### WRITTEN PROBLEM
Extract everything from the first line through the line with "import plotly.graph_objects as go", both ends included, except for any pictures.

### AVAILABLE DATA
— START —
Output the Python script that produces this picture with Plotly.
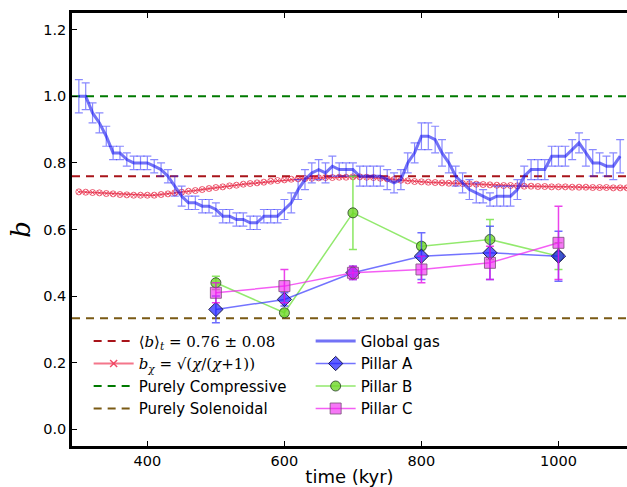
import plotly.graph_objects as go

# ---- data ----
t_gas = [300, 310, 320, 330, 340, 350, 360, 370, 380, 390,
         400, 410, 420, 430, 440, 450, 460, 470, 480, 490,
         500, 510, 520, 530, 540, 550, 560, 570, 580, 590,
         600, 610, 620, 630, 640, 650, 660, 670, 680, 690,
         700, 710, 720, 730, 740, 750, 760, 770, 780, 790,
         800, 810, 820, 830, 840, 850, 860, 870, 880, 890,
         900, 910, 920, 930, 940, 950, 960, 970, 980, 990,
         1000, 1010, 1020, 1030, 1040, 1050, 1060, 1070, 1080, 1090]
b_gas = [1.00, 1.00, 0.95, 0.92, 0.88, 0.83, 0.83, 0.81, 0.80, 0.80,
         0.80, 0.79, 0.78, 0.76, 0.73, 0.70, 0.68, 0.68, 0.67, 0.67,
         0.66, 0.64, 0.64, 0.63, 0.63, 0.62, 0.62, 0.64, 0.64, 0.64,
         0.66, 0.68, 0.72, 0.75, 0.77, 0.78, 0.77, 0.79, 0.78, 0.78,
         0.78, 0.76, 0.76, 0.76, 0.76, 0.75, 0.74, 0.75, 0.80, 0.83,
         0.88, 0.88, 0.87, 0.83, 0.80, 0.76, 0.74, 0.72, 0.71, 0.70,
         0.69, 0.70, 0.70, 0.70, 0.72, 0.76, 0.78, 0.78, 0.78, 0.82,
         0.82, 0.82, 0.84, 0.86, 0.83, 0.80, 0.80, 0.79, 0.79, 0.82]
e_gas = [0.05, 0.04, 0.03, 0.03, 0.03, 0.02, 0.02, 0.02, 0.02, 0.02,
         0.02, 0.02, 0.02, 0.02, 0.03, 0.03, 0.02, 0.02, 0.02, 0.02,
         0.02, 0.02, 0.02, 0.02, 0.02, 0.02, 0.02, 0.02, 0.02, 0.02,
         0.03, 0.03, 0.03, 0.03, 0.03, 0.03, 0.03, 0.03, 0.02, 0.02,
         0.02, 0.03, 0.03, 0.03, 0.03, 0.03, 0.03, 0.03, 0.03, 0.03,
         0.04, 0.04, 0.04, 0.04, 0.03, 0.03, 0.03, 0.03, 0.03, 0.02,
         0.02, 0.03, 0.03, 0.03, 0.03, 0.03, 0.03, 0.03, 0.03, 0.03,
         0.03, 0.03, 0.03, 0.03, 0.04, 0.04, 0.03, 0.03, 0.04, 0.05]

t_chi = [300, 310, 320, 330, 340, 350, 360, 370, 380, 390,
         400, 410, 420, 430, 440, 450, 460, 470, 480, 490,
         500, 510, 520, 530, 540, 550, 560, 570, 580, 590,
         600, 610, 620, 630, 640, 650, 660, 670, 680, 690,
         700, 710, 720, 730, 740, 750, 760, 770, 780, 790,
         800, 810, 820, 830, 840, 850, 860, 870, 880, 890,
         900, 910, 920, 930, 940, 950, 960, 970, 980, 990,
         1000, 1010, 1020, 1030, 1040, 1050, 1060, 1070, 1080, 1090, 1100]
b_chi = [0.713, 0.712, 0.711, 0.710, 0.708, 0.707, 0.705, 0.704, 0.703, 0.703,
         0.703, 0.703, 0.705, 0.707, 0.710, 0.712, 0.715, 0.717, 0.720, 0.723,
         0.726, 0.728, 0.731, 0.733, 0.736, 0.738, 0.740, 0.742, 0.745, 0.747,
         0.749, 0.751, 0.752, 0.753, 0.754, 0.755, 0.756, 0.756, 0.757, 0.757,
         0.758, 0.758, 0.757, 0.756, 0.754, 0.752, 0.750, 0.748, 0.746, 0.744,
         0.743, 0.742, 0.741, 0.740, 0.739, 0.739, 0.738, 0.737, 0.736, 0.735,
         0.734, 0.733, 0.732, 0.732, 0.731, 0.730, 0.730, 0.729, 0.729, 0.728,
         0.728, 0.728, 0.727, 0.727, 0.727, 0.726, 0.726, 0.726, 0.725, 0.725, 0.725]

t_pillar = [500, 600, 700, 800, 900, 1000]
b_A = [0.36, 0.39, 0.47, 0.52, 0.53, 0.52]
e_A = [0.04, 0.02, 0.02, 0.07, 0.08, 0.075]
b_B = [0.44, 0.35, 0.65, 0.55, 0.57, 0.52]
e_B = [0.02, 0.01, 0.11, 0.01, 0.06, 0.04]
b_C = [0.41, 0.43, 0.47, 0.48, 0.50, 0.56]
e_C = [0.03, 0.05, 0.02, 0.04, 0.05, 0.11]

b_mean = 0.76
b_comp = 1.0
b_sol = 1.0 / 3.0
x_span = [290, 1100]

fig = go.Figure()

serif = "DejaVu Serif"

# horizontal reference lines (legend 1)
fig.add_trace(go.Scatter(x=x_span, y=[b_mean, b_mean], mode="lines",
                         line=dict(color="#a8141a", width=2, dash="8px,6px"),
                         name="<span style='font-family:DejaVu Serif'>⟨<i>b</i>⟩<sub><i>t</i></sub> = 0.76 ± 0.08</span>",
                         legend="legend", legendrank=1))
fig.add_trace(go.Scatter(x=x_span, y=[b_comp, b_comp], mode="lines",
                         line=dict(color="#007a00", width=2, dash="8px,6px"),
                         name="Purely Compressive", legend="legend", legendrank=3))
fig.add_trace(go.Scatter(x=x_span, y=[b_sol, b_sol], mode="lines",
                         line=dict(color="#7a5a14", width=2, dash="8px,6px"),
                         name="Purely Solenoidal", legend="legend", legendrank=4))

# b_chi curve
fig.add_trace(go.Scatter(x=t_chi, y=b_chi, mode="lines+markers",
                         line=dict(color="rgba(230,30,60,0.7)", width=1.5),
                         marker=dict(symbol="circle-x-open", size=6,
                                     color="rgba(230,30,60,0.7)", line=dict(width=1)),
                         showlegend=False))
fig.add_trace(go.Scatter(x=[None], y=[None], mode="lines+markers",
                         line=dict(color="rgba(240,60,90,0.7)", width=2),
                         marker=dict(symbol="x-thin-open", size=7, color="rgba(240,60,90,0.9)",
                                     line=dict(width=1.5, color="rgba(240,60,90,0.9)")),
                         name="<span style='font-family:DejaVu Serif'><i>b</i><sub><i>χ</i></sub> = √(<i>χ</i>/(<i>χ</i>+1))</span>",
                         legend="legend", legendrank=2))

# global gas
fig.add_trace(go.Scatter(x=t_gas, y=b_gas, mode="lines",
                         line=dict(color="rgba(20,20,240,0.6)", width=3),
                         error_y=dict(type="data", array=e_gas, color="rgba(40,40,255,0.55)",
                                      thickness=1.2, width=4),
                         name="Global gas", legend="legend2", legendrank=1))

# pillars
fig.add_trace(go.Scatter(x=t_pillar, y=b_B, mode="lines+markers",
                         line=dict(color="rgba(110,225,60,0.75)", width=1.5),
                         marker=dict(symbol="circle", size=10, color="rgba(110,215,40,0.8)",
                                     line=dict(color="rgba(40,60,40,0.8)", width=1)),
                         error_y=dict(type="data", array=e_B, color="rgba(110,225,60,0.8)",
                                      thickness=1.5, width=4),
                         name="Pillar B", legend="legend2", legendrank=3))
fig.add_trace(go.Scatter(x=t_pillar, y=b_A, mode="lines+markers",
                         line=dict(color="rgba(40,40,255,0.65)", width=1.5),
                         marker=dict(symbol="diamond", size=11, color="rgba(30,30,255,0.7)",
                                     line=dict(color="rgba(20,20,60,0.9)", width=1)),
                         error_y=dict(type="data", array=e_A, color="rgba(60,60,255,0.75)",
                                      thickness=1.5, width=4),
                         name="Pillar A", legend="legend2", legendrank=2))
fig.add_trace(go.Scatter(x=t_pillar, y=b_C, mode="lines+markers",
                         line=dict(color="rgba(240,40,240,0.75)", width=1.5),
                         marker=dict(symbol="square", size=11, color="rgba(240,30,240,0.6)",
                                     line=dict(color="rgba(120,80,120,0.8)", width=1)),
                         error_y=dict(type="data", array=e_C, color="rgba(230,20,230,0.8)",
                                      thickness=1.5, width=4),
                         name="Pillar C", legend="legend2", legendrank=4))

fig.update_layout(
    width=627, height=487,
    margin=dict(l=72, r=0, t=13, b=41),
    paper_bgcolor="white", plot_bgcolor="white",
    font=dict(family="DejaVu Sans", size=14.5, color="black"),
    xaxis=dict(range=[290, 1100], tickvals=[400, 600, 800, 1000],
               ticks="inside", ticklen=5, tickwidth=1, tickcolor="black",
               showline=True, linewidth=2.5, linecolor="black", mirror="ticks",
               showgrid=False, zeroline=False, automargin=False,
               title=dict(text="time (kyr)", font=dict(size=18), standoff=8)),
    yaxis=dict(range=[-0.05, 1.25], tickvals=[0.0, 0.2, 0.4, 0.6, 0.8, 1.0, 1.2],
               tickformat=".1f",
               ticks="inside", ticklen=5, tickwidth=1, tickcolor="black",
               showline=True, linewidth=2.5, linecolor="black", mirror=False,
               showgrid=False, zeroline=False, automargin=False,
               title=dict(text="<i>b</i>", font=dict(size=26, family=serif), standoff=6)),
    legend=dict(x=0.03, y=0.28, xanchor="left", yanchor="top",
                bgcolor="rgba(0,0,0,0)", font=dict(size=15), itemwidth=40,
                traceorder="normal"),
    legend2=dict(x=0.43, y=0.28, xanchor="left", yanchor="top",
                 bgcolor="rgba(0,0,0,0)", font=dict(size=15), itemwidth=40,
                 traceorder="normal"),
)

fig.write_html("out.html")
— END —
### FINAL RESULT
Output the Python script that produces this picture with Plotly.
import plotly.graph_objects as go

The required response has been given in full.